TASK GOAL:
Give back the full listing, character for character, with no pictures.

DATA:
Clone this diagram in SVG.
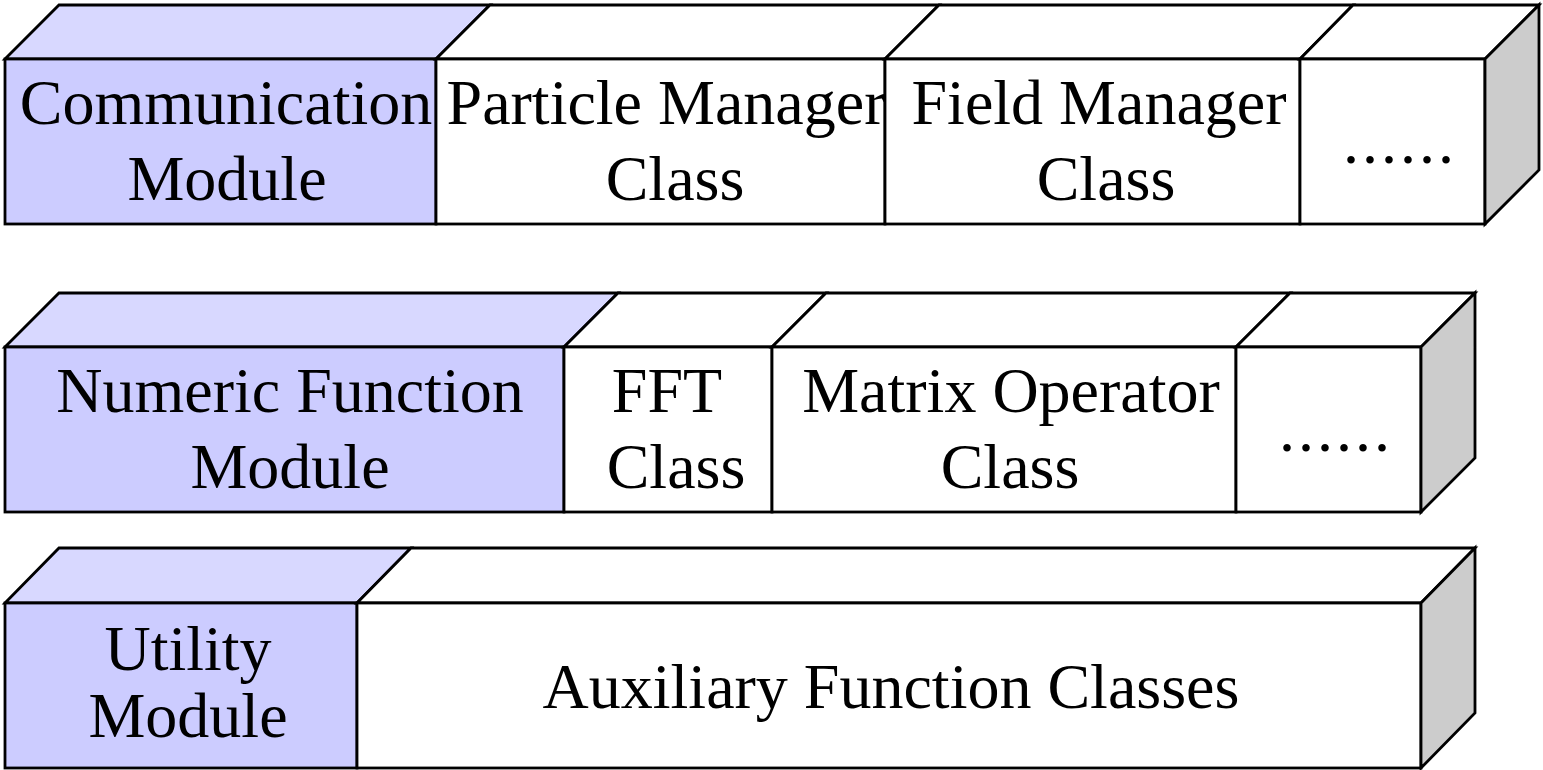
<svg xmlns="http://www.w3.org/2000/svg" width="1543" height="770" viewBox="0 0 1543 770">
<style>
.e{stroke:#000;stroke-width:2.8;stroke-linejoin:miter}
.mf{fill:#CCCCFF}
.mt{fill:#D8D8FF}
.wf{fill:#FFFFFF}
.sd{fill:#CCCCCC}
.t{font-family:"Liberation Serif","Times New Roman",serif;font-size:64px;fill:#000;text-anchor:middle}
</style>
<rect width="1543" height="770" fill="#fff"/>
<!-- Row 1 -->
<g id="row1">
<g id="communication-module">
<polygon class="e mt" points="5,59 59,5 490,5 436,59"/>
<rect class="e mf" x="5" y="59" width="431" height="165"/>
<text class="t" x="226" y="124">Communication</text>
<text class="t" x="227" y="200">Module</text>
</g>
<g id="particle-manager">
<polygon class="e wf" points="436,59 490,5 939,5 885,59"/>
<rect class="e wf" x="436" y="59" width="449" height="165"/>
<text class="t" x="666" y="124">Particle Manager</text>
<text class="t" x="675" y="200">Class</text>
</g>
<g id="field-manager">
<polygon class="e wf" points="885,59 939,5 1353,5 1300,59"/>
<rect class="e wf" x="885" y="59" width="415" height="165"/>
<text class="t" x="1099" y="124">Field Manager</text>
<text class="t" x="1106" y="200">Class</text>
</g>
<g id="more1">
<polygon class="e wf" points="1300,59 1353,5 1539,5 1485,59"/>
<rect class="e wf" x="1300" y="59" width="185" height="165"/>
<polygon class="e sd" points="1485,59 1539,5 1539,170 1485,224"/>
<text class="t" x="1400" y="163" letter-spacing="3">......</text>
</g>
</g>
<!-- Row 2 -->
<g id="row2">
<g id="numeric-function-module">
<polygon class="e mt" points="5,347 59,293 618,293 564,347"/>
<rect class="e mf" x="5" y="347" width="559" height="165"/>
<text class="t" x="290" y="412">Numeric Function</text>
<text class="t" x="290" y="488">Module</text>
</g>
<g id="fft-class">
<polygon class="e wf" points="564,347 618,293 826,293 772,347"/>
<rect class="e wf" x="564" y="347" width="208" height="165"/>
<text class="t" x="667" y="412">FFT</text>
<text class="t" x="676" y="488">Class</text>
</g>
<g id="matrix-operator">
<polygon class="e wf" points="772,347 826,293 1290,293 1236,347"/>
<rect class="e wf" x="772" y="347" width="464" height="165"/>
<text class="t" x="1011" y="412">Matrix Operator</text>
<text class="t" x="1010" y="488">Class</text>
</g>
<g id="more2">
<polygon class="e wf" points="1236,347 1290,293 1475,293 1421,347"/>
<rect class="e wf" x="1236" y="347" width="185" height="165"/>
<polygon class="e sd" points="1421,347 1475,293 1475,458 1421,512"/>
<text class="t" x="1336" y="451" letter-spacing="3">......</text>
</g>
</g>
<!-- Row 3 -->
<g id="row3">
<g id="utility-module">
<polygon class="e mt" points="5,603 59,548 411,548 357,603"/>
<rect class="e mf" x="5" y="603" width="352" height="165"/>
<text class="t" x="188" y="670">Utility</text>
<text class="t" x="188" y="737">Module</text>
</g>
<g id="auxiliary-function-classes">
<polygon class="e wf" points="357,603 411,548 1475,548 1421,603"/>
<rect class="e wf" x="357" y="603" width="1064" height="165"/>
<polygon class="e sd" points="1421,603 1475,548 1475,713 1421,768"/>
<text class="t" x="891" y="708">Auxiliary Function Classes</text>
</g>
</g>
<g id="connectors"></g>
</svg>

TASK RESULT:
Clone this diagram in SVG.
<svg xmlns="http://www.w3.org/2000/svg" width="1543" height="770" viewBox="0 0 1543 770">
<style>
.e{stroke:#000;stroke-width:2.8;stroke-linejoin:miter}
.mf{fill:#CCCCFF}
.mt{fill:#D8D8FF}
.wf{fill:#FFFFFF}
.sd{fill:#CCCCCC}
.t{font-family:"Liberation Serif","Times New Roman",serif;font-size:64px;fill:#000;text-anchor:middle}
</style>
<rect width="1543" height="770" fill="#fff"/>
<!-- Row 1 -->
<g id="row1">
<g id="communication-module">
<polygon class="e mt" points="5,59 59,5 490,5 436,59"/>
<rect class="e mf" x="5" y="59" width="431" height="165"/>
<text class="t" x="226" y="124">Communication</text>
<text class="t" x="227" y="200">Module</text>
</g>
<g id="particle-manager">
<polygon class="e wf" points="436,59 490,5 939,5 885,59"/>
<rect class="e wf" x="436" y="59" width="449" height="165"/>
<text class="t" x="666" y="124">Particle Manager</text>
<text class="t" x="675" y="200">Class</text>
</g>
<g id="field-manager">
<polygon class="e wf" points="885,59 939,5 1353,5 1300,59"/>
<rect class="e wf" x="885" y="59" width="415" height="165"/>
<text class="t" x="1099" y="124">Field Manager</text>
<text class="t" x="1106" y="200">Class</text>
</g>
<g id="more1">
<polygon class="e wf" points="1300,59 1353,5 1539,5 1485,59"/>
<rect class="e wf" x="1300" y="59" width="185" height="165"/>
<polygon class="e sd" points="1485,59 1539,5 1539,170 1485,224"/>
<text class="t" x="1400" y="163" letter-spacing="3">......</text>
</g>
</g>
<!-- Row 2 -->
<g id="row2">
<g id="numeric-function-module">
<polygon class="e mt" points="5,347 59,293 618,293 564,347"/>
<rect class="e mf" x="5" y="347" width="559" height="165"/>
<text class="t" x="290" y="412">Numeric Function</text>
<text class="t" x="290" y="488">Module</text>
</g>
<g id="fft-class">
<polygon class="e wf" points="564,347 618,293 826,293 772,347"/>
<rect class="e wf" x="564" y="347" width="208" height="165"/>
<text class="t" x="667" y="412">FFT</text>
<text class="t" x="676" y="488">Class</text>
</g>
<g id="matrix-operator">
<polygon class="e wf" points="772,347 826,293 1290,293 1236,347"/>
<rect class="e wf" x="772" y="347" width="464" height="165"/>
<text class="t" x="1011" y="412">Matrix Operator</text>
<text class="t" x="1010" y="488">Class</text>
</g>
<g id="more2">
<polygon class="e wf" points="1236,347 1290,293 1475,293 1421,347"/>
<rect class="e wf" x="1236" y="347" width="185" height="165"/>
<polygon class="e sd" points="1421,347 1475,293 1475,458 1421,512"/>
<text class="t" x="1336" y="451" letter-spacing="3">......</text>
</g>
</g>
<!-- Row 3 -->
<g id="row3">
<g id="utility-module">
<polygon class="e mt" points="5,603 59,548 411,548 357,603"/>
<rect class="e mf" x="5" y="603" width="352" height="165"/>
<text class="t" x="188" y="670">Utility</text>
<text class="t" x="188" y="737">Module</text>
</g>
<g id="auxiliary-function-classes">
<polygon class="e wf" points="357,603 411,548 1475,548 1421,603"/>
<rect class="e wf" x="357" y="603" width="1064" height="165"/>
<polygon class="e sd" points="1421,603 1475,548 1475,713 1421,768"/>
<text class="t" x="891" y="708">Auxiliary Function Classes</text>
</g>
</g>
<g id="connectors"></g>
</svg>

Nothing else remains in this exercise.